Product or Patient? How Lean Manufacturing is Saving Lives

When someone suffers a stroke they must receive anti-clotting medication in several hours to prevent them from dying. At Southwest Medical Center in Oklahoma City, just a few years ago it would take on average 71 minutes for ER patients to receive the drug. Now, their average is 53 minutes, a decrease in 25%. In order to make this change the hospital learned from Toyota’s lean manufacturing.

A team of nurses and doctors looked at the process flow of a patient and identified several key points that wasted time. Just like Toyota’s lean manufacturing, their goal was to get rid of any waste. For example, they leave the patient on an ambulance gurney through the entire process instead of transferring the patient to a bed, which was the traditional process.
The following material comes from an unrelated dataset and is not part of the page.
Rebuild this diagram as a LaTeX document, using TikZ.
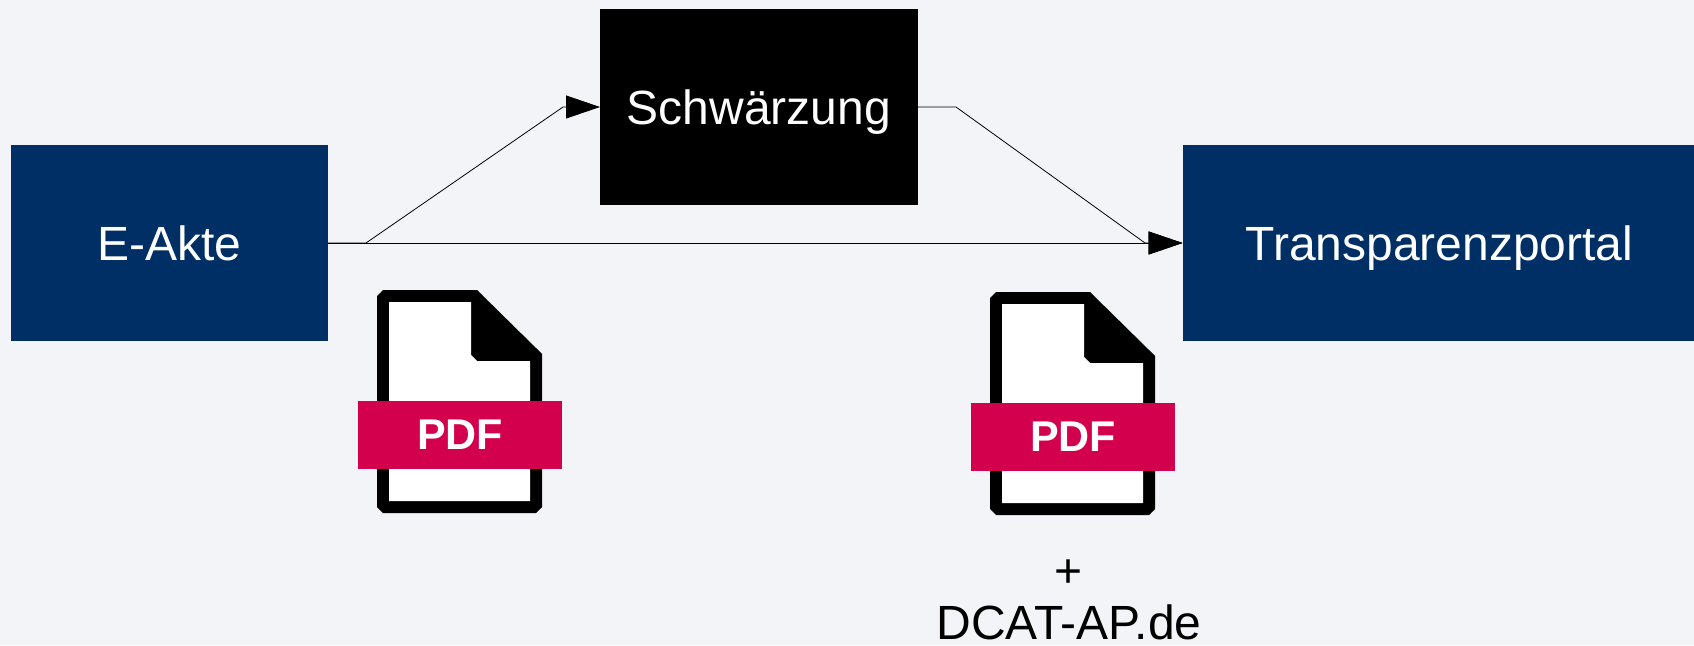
\documentclass[tikz,border=0pt]{standalone}
\usepackage{fontspec}
\setmainfont{Liberation Sans}
\usetikzlibrary{arrows.meta}
\definecolor{bgc}{HTML}{F3F4F8}
\definecolor{navy}{HTML}{002F65}
\definecolor{pdfred}{HTML}{D3004D}
\tikzset{
  x=1pt,y=-1pt,
  box/.style={draw=none,minimum width=#1,minimum height=196pt,outer sep=0pt,inner sep=0pt,text=white,text height=34pt,text depth=0pt,font=\fontsize{48}{48}\selectfont},
  link/.style={draw=black,line width=0.8pt,-{Triangle[length=34pt,width=23pt,fill=black]}},
  note/.style={inner sep=0pt,outer sep=0pt,text=black,text height=34pt,text depth=0pt,font=\fontsize{48}{48}\selectfont},
  pdficon/.pic={
    \fill[black] (6,0) -- (100,0) -- (159,58) -- (165,64) -- (165,217) -- (159,223) -- (6,223) -- (0,217) -- (0,6) -- cycle;
    \fill[white] (12,12) -- (94,12) -- (94,65) -- (100,71) -- (153,71) -- (153,211) -- (12,211) -- cycle;
    \node[fill=pdfred,text=white,inner sep=0pt,outer sep=0pt,minimum width=204pt,minimum height=68pt,
      font=\bfseries\fontsize{43}{43}\selectfont] (label) at (83,145) {PDF};
  }
}
\begin{document}
\begin{tikzpicture}
\useasboundingbox[fill=bgc] (0,0) rectangle (1694,645);
\node[box=317pt,fill=navy] (akte) at (169.5,243) {E-Akte};
\node[box=318pt,fill=black] (schw) at (759,107) {Schwärzung};
\node[box=514pt,fill=navy] (portal) at (1439.5,243) {Transparenzportal};
\coordinate (b1) at (366,243);
\coordinate (b2) at (563,107);
\coordinate (b3) at (956,107);
\coordinate (b4) at (1145,243);
\draw[link] (akte.east) -- (b1) -- (b2) -- (schw.west);
\draw[link] (schw.east) -- (b3) -- (b4) -- (portal.west);
\draw[link] (akte.east) -- (portal.west);
\pic (pa) at (377,290) {pdficon};
\pic (pb) at (990,292) {pdficon};
\node[note] (plus) at (1069,570) {+};
\node[note] (dcat) at (1069,622.5) {DCAT-AP.de};
\end{tikzpicture}
\end{document}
Improving this process may not save more lives but it does enhance the treatment of the patients. Treating a stroke patient about 20 minutes earlier “can save an average of 38 million neurons, depending on the type of stroke. That could mean the difference between walking out of the hospital to live a normal life or living the rest of one’s life in a nursing home with constant care.”


One thought on “Product or Patient? How Lean Manufacturing is Saving Lives

  1. What a great real example of how other industries can use the lean manufacturing technique. It must have been really hard to train a whole entire staff in a hospital to make such minuscule but live alternating changes. I think more organizations and companies should be recognized for these achievements as a way to show anything is possible and how even simple changes can make such a dramatic difference. I hope other Medical Centers are looking for ways to eliminate wasted time in their process, even those that have good average times to treatment- continual improvement should also always be a cornerstone of any process.